Hardaway earned the name from his grandmother, whose drawl was so pronounced that when she called him "Pretty", it came out sounding like "Penny". Personally, I think it would have been funnier had Nana Hardaway not had the drawl, because then we might have been talking about Anfernee "Pretty" Hardaway. And THAT would have been awesome.

3. Jim Carey ("Net Detective")

This nickname reeked of fail. Jim Carrey the actor had played "Ace Ventura: Pet Detective" not long before, and when someone figured Washington Capitals netminder Jim "One R" Carey deserved a nickname, the nicknamer settled on the Carey-Carrey corollary (which sounds funny if you say it aloud. Go ahead and try.)

Little did anyone know at the time that Carey would quickly go from elite goalie to a soup can with pads, completing the transition from Net Detective to Net Defective. He's been out of the public eye so long, you'll probably need a real detective to find him.

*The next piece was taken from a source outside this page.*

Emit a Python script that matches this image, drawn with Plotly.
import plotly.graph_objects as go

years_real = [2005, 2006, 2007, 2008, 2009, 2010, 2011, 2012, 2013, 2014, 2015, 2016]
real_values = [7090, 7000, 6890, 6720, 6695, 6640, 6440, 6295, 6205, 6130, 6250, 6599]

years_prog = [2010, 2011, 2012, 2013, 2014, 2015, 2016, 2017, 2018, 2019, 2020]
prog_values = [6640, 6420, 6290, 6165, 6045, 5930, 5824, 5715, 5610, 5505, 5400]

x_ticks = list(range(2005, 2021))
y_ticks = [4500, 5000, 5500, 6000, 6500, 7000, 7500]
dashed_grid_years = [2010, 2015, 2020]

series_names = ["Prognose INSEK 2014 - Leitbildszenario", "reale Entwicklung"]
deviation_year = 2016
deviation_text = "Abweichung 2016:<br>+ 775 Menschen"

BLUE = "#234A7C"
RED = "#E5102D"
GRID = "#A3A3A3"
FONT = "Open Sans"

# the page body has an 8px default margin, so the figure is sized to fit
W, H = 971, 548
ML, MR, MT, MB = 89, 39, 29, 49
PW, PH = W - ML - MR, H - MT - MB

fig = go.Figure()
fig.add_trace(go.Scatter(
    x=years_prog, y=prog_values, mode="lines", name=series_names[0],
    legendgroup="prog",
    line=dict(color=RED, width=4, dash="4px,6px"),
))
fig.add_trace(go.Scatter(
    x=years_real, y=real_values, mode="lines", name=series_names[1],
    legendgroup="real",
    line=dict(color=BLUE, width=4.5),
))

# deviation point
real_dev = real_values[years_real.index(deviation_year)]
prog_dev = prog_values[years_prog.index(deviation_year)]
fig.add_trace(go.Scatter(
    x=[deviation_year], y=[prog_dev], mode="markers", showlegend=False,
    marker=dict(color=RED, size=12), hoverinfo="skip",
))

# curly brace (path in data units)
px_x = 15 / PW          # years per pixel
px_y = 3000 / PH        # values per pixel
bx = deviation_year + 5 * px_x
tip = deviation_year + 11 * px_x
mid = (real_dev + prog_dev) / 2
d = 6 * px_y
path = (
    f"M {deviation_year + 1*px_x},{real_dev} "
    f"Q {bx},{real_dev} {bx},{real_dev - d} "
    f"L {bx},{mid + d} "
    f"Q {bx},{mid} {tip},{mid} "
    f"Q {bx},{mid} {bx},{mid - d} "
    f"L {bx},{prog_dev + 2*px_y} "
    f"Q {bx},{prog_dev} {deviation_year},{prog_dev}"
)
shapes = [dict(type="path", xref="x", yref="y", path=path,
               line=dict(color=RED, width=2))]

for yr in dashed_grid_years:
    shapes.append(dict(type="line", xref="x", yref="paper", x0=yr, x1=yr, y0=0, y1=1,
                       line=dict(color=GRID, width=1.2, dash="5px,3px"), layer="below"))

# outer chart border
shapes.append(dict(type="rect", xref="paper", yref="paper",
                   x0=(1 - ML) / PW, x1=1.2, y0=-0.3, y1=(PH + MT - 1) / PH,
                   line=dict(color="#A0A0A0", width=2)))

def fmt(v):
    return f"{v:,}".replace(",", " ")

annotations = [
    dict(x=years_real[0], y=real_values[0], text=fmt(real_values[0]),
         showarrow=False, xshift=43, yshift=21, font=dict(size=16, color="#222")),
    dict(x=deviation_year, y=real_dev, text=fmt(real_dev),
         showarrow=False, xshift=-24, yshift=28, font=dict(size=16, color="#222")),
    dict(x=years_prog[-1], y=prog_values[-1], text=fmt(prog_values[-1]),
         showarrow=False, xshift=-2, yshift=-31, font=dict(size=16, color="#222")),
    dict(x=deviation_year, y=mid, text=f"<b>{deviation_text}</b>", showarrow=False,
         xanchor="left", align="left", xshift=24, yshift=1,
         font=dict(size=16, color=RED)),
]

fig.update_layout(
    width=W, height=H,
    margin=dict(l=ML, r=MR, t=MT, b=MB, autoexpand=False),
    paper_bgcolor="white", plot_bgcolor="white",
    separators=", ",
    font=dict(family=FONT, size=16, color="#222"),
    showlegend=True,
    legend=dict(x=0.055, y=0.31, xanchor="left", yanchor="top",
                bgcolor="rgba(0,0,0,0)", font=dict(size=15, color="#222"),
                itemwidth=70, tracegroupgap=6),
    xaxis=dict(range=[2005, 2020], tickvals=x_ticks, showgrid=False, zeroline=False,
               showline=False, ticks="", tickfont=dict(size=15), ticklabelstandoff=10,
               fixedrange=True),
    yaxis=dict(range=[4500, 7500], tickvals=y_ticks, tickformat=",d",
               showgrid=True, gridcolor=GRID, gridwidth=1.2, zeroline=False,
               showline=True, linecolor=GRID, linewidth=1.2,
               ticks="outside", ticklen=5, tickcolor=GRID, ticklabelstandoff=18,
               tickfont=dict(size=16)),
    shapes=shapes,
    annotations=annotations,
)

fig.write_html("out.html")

2.  Sidney Crosby ("Sid the Kid")

The best athletes in sport deserve better nicknames. The best we could do for Larry Bird was "The Hick From French Lick," which raised the profile of hicks everywhere but didn't do much for Bird. The same is true for Crosby, who will eventually outgrow the "Kid" portion of his nickname, just as soon as he figures out how to grow a beard that doesn't look like it was manicured by a blind guy with a butter knife.

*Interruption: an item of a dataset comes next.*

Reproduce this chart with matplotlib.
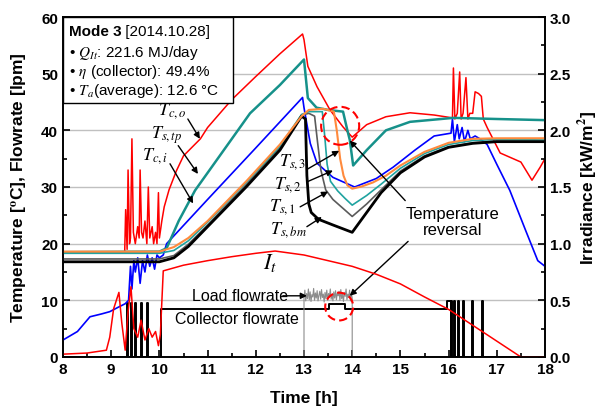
import numpy as np
import matplotlib
matplotlib.use('Agg')
import matplotlib.pyplot as plt
from matplotlib.patches import Ellipse, Rectangle
from matplotlib.ticker import MultipleLocator, FormatStrFormatter

plt.rcParams['font.family'] = ['Liberation Sans', 'DejaVu Sans']
plt.rcParams['mathtext.fontset'] = 'stix'

# ---- data (time [h], value) ----
# collector outlet temperature
t_co = [8.0, 9.28, 9.3, 9.33, 9.35, 9.38, 9.4, 9.43, 9.46, 9.5, 9.55, 9.58, 9.6, 9.63, 9.66, 9.7,
        9.74, 9.77, 9.8, 9.85, 9.88, 9.92, 9.95, 9.98, 10.0, 10.05, 10.1, 10.2, 10.35, 10.5, 10.85,
        11.0, 11.5, 12.0, 12.5, 12.97, 13.0, 13.08, 13.27, 13.54, 13.81, 14.0, 14.3, 14.7, 15.2,
        15.7, 16.08, 16.1, 16.13, 16.18, 16.23, 16.26, 16.3, 16.36, 16.4, 16.44, 16.5, 16.55, 16.62,
        16.68, 16.72, 16.8, 17.07, 17.5, 17.73, 17.9, 18.0]
v_co = [18.3, 18.5, 26, 19, 33, 20, 21, 38.5, 22, 20, 23, 21, 33, 22, 21, 24,
        20, 30, 21, 23, 20, 22, 20, 29, 21, 24, 26.5, 29.5, 32.8, 35.5, 38.5,
        40.5, 45.4, 49.5, 53.5, 57, 56, 51.3, 47.7, 43.6, 40.6, 38.8, 41, 42.4, 43.1,
        42.7, 42.2, 51, 42, 43, 50.3, 42, 43, 49.3, 42, 43, 43, 46.8, 46.5,
        46, 42, 40.5, 36, 34.4, 31.2, 33.5, 35]

# storage top temperature
t_tp = [8.0, 10.0, 10.15, 10.4, 10.74, 11.0, 11.88, 12.5, 13.0, 13.08, 13.26, 13.5, 13.81, 13.9,
        13.95, 14.02, 14.3, 14.7, 15.2, 16.1, 17.0, 18.0]
v_tp = [18.5, 18.6, 19.2, 24, 29.4, 32.5, 43, 48, 52.5, 45.7, 44, 43.6, 43.3, 40,
        38.3, 33.8, 36.5, 40, 41.5, 42.2, 42, 41.8]

# collector inlet temperature
t_ci = [8.0, 8.3, 8.56, 8.8, 8.97, 9.15, 9.29, 9.36, 9.4, 9.43, 9.47, 9.5, 9.55, 9.6, 9.65, 9.7,
        9.75, 9.8, 9.85, 9.9, 9.95, 10.0, 10.08, 10.15, 11.0, 12.0, 12.97, 13.0, 13.13, 13.27, 13.6,
        14.05, 14.5, 14.85, 15.3, 15.7, 16.05, 16.08, 16.12, 16.18, 16.22, 16.28, 16.33, 16.4,
        16.45, 16.55, 16.65, 16.8, 17.0, 17.27, 17.6, 17.85, 18.0]
v_ci = [3.0, 4.5, 7.1, 7.6, 8.0, 8.8, 9.4, 10, 16, 12, 17, 15, 17.5, 13, 17, 15,
        18, 16, 17.5, 15.5, 18, 17.5, 18, 20, 27.8, 36.9, 45.8, 44, 37.7, 34.2, 31.7,
        30, 31.5, 33.5, 36.5, 39, 39.5, 42, 38, 41, 38.5, 40.5, 38, 40,
        38.5, 39, 38.5, 37.5, 34, 29.4, 22.3, 17, 16]

# storage layer temperatures
t_s3 = [8.0, 10.0, 10.3, 10.6, 11.0, 11.8, 12.5, 12.95, 13.1, 13.4, 13.62, 13.68, 13.75, 13.82,
        13.9, 14.0, 14.2, 14.43, 14.7, 15.0, 15.5, 16.0, 16.5, 17.0, 18.0]
v_s3 = [18.6, 18.6, 19.4, 21, 24, 31, 37.5, 42.5, 43.6, 43.8, 43.3, 40, 35, 32,
        30.3, 29.7, 30.1, 30.8, 32, 33.8, 36.2, 37.8, 38.5, 38.6, 38.6]

t_s2 = [8.0, 10.0, 10.3, 10.6, 11.0, 11.8, 12.5, 12.95, 13.1, 13.38, 13.43, 13.48, 13.55, 13.7,
        13.85, 14.0, 14.3, 14.6, 15.0, 15.5, 16.0, 16.5, 17.0, 18.0]
v_s2 = [18.3, 18.3, 18.8, 20.5, 23.8, 30.8, 37.2, 42.8, 43.3, 43.3, 39, 34, 31, 29.3,
        28, 26.8, 28.5, 30.5, 33.3, 35.9, 37.5, 38.2, 38.4, 38.3]

t_s1 = [8.0, 10.0, 10.3, 10.6, 11.0, 11.8, 12.5, 12.95, 13.1, 13.22, 13.28, 13.35, 13.45, 13.6,
        13.8, 14.0, 14.3, 14.6, 15.0, 15.5, 16.0, 16.5, 17.0, 18.0]
v_s1 = [17.3, 17.3, 17.9, 19.9, 23.3, 30.4, 36.9, 42.7, 43, 42.5, 38, 33, 29.5, 27.8,
        26.3, 24.8, 27, 29.5, 32.8, 35.5, 37.1, 37.8, 38.1, 38.1]

t_bm = [8.0, 10.0, 10.3, 10.6, 11.0, 11.8, 12.5, 12.95, 13.03, 13.06, 13.1, 13.15, 13.3, 13.6,
        14.0, 14.3, 14.6, 15.0, 15.5, 16.0, 16.5, 17.0, 18.0]
v_bm = [16.8, 16.8, 17.5, 19.5, 23, 30, 36.5, 42.5, 42, 32, 27, 25.5, 24.3, 23.3,
        22, 25.5, 29, 32.5, 35.3, 37, 37.7, 38, 38]

# irradiance [kW/m2]
t_it = [8.0, 8.5, 8.9, 8.97, 9.05, 9.16, 9.22, 9.29, 9.35, 9.41, 9.47, 9.55, 9.62, 9.7, 9.78,
        9.85, 9.92, 9.98, 10.02, 10.08, 10.5, 11.0, 11.5, 12.0, 12.4, 13.0, 13.5, 14.0, 14.5,
        15.0, 15.5, 16.0, 16.5, 17.0, 17.5, 18.0]
v_it = [0.025, 0.035, 0.06, 0.175, 0.425, 0.57, 0.3, 0.06, 0.4, 0.62, 0.25, 0.175, 0.325, 0.15,
        0.25, 0.175, 0.225, 0.1, 0.2, 0.76, 0.81, 0.85, 0.885, 0.915, 0.935, 0.9, 0.85, 0.8, 0.73,
        0.645, 0.53, 0.42, 0.28, 0.14, 0.0, 0.0]

# collector flowrate [lpm] (step signal)
t_cf = [8.0, 9.32, 9.34, 9.42, 9.44, 9.50, 9.52, 9.62, 9.64, 9.75, 9.77, 10.04, 13.52, 13.86,
        15.96, 16.04, 16.06, 16.08, 16.12, 16.14, 16.19, 16.21, 16.29, 16.31, 16.48, 16.5,
        16.7, 16.72, 18.0]
v_cf = [0, 9.6, 0, 9.6, 0, 9.6, 0, 9.6, 0, 9.6, 0, 8.4, 9.3, 8.4,
        9.9, 0, 9.9, 0, 9.9, 0, 9.9, 0, 9.9, 0, 9.9, 0,
        9.9, 0, 0]

# load flowrate [lpm], 13:00-14:00
v_load = [10.5, 11.8, 9.9, 11.2, 10.3, 12.0, 10.1, 11.5, 9.8, 11.0, 10.6, 12.1, 10.0, 11.3,
          10.4, 11.7, 9.9, 10.9, 11.6, 10.2, 11.9, 10.5, 11.1, 9.7, 11.4, 10.3, 11.8, 10.0,
          11.2, 10.6, 12.0, 10.2, 11.0, 9.9, 11.5, 10.4, 11.7, 10.1, 11.3, 10.8, 11.6, 10.0,
          11.9, 10.3, 11.2, 9.8, 11.4, 10.7, 12.0, 10.1, 11.1, 10.5, 11.8, 9.9, 11.3, 10.4]
t_load = [13.0] + list(np.linspace(13.0, 14.0, len(v_load))) + [14.0]
v_load = [0] + v_load + [0]

# ---- figure ----
fig = plt.figure(figsize=(6.05, 4.14), dpi=100)
ax = fig.add_axes([63/605, 1-358/414, 482/605, 340/414])
ax2 = ax.twinx()

ax.set_xlim(8, 18)
ax.set_ylim(0, 60)
ax2.set_ylim(0, 3)
ax.yaxis.grid(True, color='#c0c0c0', lw=1)
ax.set_axisbelow(True)

ax.plot(t_cf, v_cf, color='black', lw=1.4, drawstyle='steps-post', zorder=2)
ax.plot(t_load, v_load, color='#8c8c8c', lw=0.8, zorder=2)
ax.plot(t_ci, v_ci, color='#0000ff', lw=1.2, zorder=3)
ax.plot(t_co, v_co, color='#ff0000', lw=1.1, zorder=3)
ax.plot(t_tp, v_tp, color='#16918a', lw=1.8, zorder=4)
ax.plot(t_s1, v_s1, color='#5a5a5a', lw=1.2, zorder=4)
ax.plot(t_s2, v_s2, color='#1fa3a0', lw=1.2, zorder=4)
ax.plot(t_bm, v_bm, color='black', lw=2.0, zorder=5)
ax.plot(t_s3, v_s3, color='#ff8a3d', lw=1.5, zorder=6)
ax2.plot(t_it, v_it, color='#ff0000', lw=1.1)

# ticks
ax.xaxis.set_major_locator(MultipleLocator(1))
ax.xaxis.set_minor_locator(MultipleLocator(0.5))
ax.yaxis.set_major_locator(MultipleLocator(10))
ax.yaxis.set_minor_locator(MultipleLocator(5))
ax2.yaxis.set_major_locator(MultipleLocator(0.5))
ax2.yaxis.set_minor_locator(MultipleLocator(0.25))
ax2.yaxis.set_major_formatter(FormatStrFormatter('%.1f'))
for a in (ax, ax2):
    a.tick_params(which='both', direction='in', labelsize=11, width=1.2)
    a.tick_params(which='major', length=5)
    a.tick_params(which='minor', length=3)
    for lab in a.get_xticklabels() + a.get_yticklabels():
        lab.set_fontweight('bold')
for sp in list(ax.spines.values()) + list(ax2.spines.values()):
    sp.set_linewidth(1.2)

ax.set_xlabel('Time [h]', fontsize=12.5, fontweight='bold', labelpad=10)
ax.set_ylabel(r'Temperature [$^{\mathbf{o}}$C], Flowrate [lpm]', fontsize=12.5, fontweight='bold', labelpad=9)
ax2.set_ylabel(r'Irradiance [kW/m$^{\mathbf{2}}$]', fontsize=12.5, fontweight='bold', labelpad=4)

# info box
ax.add_patch(Rectangle((0, 0.747), 0.353, 0.253, transform=ax.transAxes, facecolor='white',
                       edgecolor='black', lw=1, zorder=10))
t1 = ax.text(0.012, 0.958, 'Mode 3', transform=ax.transAxes, fontsize=11, fontweight='bold',
             va='center', zorder=11)
ax.annotate(' [2014.10.28]', xy=(1, 0), xycoords=t1, va='bottom', fontsize=11, zorder=11)
ax.text(0.012, 0.897, r'• $Q_{It}$: 221.6 MJ/day', transform=ax.transAxes, fontsize=11, va='center', zorder=11)
ax.text(0.012, 0.841, r'• $\eta$ (collector): 49.4%', transform=ax.transAxes, fontsize=11, va='center', zorder=11)
ax.text(0.012, 0.785, r'• $T_a$(average): 12.6 °C', transform=ax.transAxes, fontsize=11, va='center', zorder=11)

# labels
labels = [(r'$T_{c,o}$', 10.26, 43.6), (r'$T_{s,tp}$', 10.16, 39.4), (r'$T_{c,i}$', 9.91, 35.6),
          (r'$T_{s,3}$', 12.77, 34.5), (r'$T_{s,2}$', 12.67, 30.6), (r'$T_{s,1}$', 12.56, 26.7),
          (r'$T_{s,bm}$', 12.67, 22.6)]
for txt, x, y in labels:
    ax.text(x, y, txt, fontsize=13, ha='center', va='center', zorder=8)

arrows = [((10.59, 42.0), (10.84, 38.5)), ((10.39, 37.3), (10.80, 32.3)), ((10.22, 34.1), (10.70, 27.1)),
          ((13.08, 33.2), (13.73, 36.4)), ((13.06, 30.9), (13.60, 32.9)), ((12.92, 26.5), (13.50, 29.2)),
          ((13.06, 23.0), (13.37, 24.7)), ((15.10, 27.6), (13.95, 38.2)), ((15.16, 20.4), (13.95, 10.8)),
          ((12.56, 10.8), (13.06, 10.8))]
for (x0, y0), (x1, y1) in arrows:
    ax.annotate('', xy=(x1, y1), xytext=(x0, y0), zorder=8,
                arrowprops=dict(arrowstyle='-|>', color='black', lw=1, mutation_scale=9,
                                shrinkA=0, shrinkB=0))

ax.text(16.09, 23.9, 'Temperature\nreversal', fontsize=12, ha='center', va='center',
        linespacing=1.1, zorder=8)
ax.text(12.29, 16.8, r'$I_t$', fontsize=16, ha='center', va='center', zorder=8)
ax.text(11.67, 10.8, 'Load flowrate', fontsize=11.5, ha='center', va='center', zorder=8)
ax.text(11.61, 6.8, 'Collector flowrate', fontsize=11.5, ha='center', va='center', zorder=8)

for cx, cy, w, h in [(13.75, 40.8, 0.79, 6.7), (13.73, 8.9, 0.58, 4.9)]:
    ax.add_patch(Ellipse((cx, cy), w, h, fill=False, edgecolor='#ff0000', lw=1.5,
                         linestyle=(0, (4, 2)), zorder=9))

fig.savefig('out.png', dpi=100)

And as for the Sid part, well, the sports world has yet to encounter a cool guy named Sid. (I didn't forget about Mr. Bream, but his popularity spiked on Oct. 14. 1992. He was never heard from again.)

1. Guy Lafleur ("The Flower")

I get that Lafleur was a finesse player, a rare blend of lightning speed and pillowy-soft hands. I get that he had magnificent hair, teeth and gums, and was known as much for his work in TV commercials than his perennial All-Star appearances with the Montreal Canadiens.

But under no circumstances is "The Flower" an acceptable nickname for a male hockey player. It was barely acceptable for that skunk thing in the "Bambi" movie. Lafleur may be one of the NHL's all-time greats, but I can assure you that if he had ever crossed paths with "The Grim Reaper" ... that flower would have been finely mulched.